Novatek’s flagship liquefied natural gas project “Arctic LNG 2” started production at its second production line or “train,” despite U.S. and EU sanctions that have caused severe delays for the project and called its future in question. Sanctions have also prevented Novatek from making sales, causing it to shut down the first production train in October 2024, making the targeted measures one of the most effective examples of sanctions during Russia’s war against Ukraine. Reuters claimed that Novatek was working with lobbyists to improve the prospects of the project with the Trump administration. Meanwhile, the European Union sanctioned three vessels owned by the Tokyo-based Mitsui Osk Lines. These vessels have been used to move gas from Novatek’s other major LNG project in the Arctic, Yamal LNG, after an earlier ban on transshipments of Russian LNG at European ports.

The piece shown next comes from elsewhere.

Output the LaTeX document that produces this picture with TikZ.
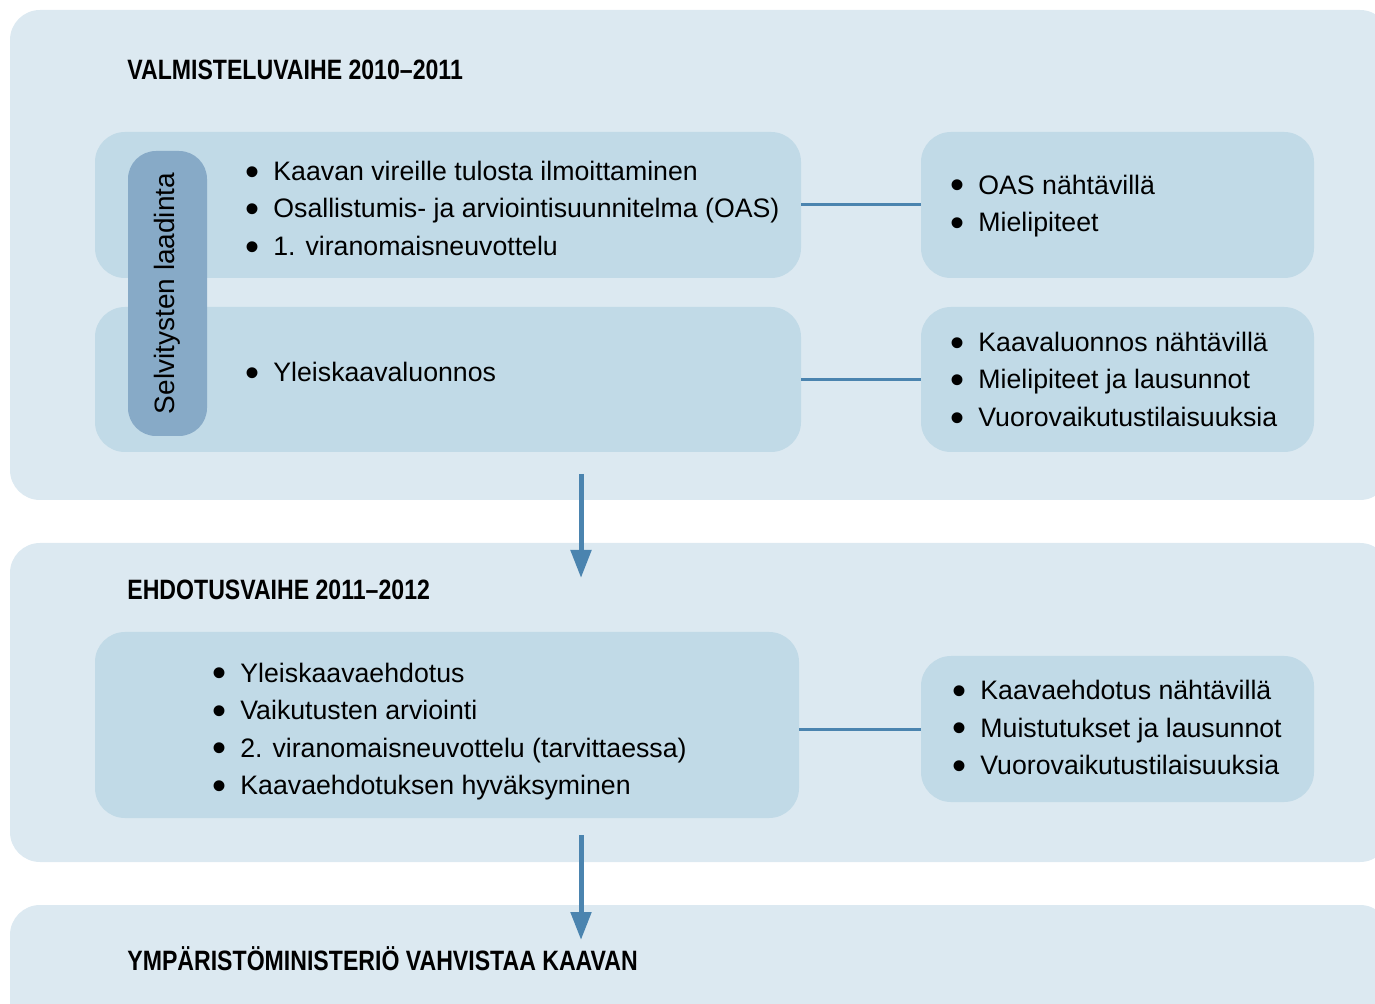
\documentclass[tikz,border=0pt]{standalone}
\usepackage{graphicx}
\usepackage{fontspec}
\setmainfont{Liberation Sans}
\newfontfamily\headfont[FakeStretch=0.825]{Liberation Sans}
\usetikzlibrary{positioning, arrows.meta}

\definecolor{phasebg}{HTML}{DCE9F1}
\definecolor{boxbg}{HTML}{C1DAE7}
\definecolor{pillbg}{HTML}{87AAC7}
\definecolor{linkblue}{HTML}{4B84AF}

\newcommand{\bitem}{\strut\makebox[14pt][l]{\raisebox{-0.17em}{\scalebox{1.5}{\textbullet}}}}

\begin{document}
\begin{tikzpicture}[
	x=0.5pt, y=-0.5pt,
	phase/.style={
		rectangle,
		rounded corners=15pt,
		fill=phasebg,
		anchor=north west,
		inner sep=0pt,
		outer sep=0pt,
		minimum width=690pt
	},
	box/.style={
		rectangle,
		rounded corners=15pt,
		fill=boxbg,
		anchor=north west,
		inner sep=0pt,
		outer sep=0pt
	},
	pill/.style={
		rectangle,
		rounded corners=14pt,
		fill=pillbg,
		inner sep=0pt,
		rotate=90,
		font=\fontsize{14pt}{16pt}\selectfont
	},
	list/.style={
		anchor=west,
		align=left,
		inner sep=0pt,
		font=\fontsize{13.35pt}{18.75pt}\selectfont
	},
	title/.style={
		anchor=base west,
		inner sep=0pt,
		font=\headfont\bfseries\fontsize{14pt}{16pt}\selectfont
	},
	links/.style={
		line width=1.5pt,
		draw=linkblue
	},
	flow/.style={
		line width=2.5pt,
		draw=linkblue,
		-{Triangle[width=10pt, length=14pt, fill=linkblue]}
	}
]
	\useasboundingbox (0,0) rectangle (1375,1004);
	\clip (0,0) rectangle (1375,1004);

	% phases
	\node[phase, minimum height=245pt] (prep) at (10,10) {};
	\node[phase, minimum height=159.5pt] (proposal) at (10,543) {};
	\node[phase, minimum height=80pt] (approval) at (10,905) {};

	\node[title] (prep_title) at (127,80) {VALMISTELUVAIHE 2010–2011};
	\node[title] (proposal_title) at (127,600) {EHDOTUSVAIHE 2011–2012};
	\node[title] (approval_title) at (127,970) {YMPÄRISTÖMINISTERIÖ VAHVISTAA KAAVAN};

	%% preparation
	\node[box, minimum width=353pt, minimum height=73pt] (start_box) at (95,132) {};
	\node[box, minimum width=353pt, minimum height=72.5pt] (draft_box) at (95,307) {};
	\node[box, minimum width=196.5pt, minimum height=73pt] (oas_box) at (921,132) {};
	\node[box, minimum width=196.5pt, minimum height=72.5pt] (draft_view) at (921,307) {};

	\node[pill, minimum width=142.5pt, minimum height=39.5pt] (surveys) at (167.5,293.5) {Selvitysten laadinta};

	\node[list] (start_list) at (245,210.5) {
		\bitem Kaavan vireille tulosta ilmoittaminen\\
		\bitem Osallistumis- ja arviointisuunnitelma (OAS)\\
		\bitem 1. viranomaisneuvottelu
	};
	\node[list] (draft_list) at (245,374) {
		\bitem Yleiskaavaluonnos
	};
	\node[list] (oas_list) at (950,205.5) {
		\bitem OAS nähtävillä\\
		\bitem Mielipiteet
	};
	\node[list] (draft_view_list) at (950,381.5) {
		\bitem Kaavaluonnos nähtävillä\\
		\bitem Mielipiteet ja lausunnot\\
		\bitem Vuorovaikutustilaisuuksia
	};

	%% proposal
	\node[box, minimum width=352pt, minimum height=93pt] (plan_box) at (95,632) {};
	\node[box, minimum width=196.5pt, minimum height=73pt] (plan_view) at (921,656) {};

	\node[list] (plan_list) at (212,731) {
		\bitem Yleiskaavaehdotus\\
		\bitem Vaikutusten arviointi\\
		\bitem 2. viranomaisneuvottelu (tarvittaessa)\\
		\bitem Kaavaehdotuksen hyväksyminen
	};
	\node[list] (plan_view_list) at (952,729.5) {
		\bitem Kaavaehdotus nähtävillä\\
		\bitem Muistutukset ja lausunnot\\
		\bitem Vuorovaikutustilaisuuksia
	};

	\coordinate (flow_one) at (581,474);
	\coordinate (flow_one_end) at (581,578);
	\coordinate (flow_two) at (581,835);
	\coordinate (flow_two_end) at (581,940);

	\draw[links] (start_box.east) -- (oas_box.west);
	\draw[links] (draft_box.east) -- (draft_view.west);
	\draw[links] (plan_box.east |- plan_view.west) -- (plan_view.west);

	\draw[flow] (flow_one) -- (flow_one_end);
	\draw[flow] (flow_two) -- (flow_two_end);
\end{tikzpicture}
\end{document}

The state-owned oil company Rosneft acquired Russia’s largest deposit of rare earth metals. The deposit, called Tomtor, is located in the Far Eastern Republic of Sakha (Yakutia). The company’s takeover of the deposit’s operation comes shortly after Putin had criticized the previous owner for a lack of progress in developing it. Also this week, Alexey Chekunkov, the federal government’s Minister for the Development of the Far East and the Arctic, announced the creation of an industrial cluster in the Murmansk Region for the deep processing of rare metals and rare earth metals such as cerium, lanthanum, and neodymium. Earlier this year, the federal government announced similar plans in Siberia, and Russia is also making efforts to extract rare earth metals in the occupied Ukrainian territories. The federal government made the development of the sector a clear priority this year, both to develop domestic industries relying on these minerals and to increase Russia’s leverage in international trade.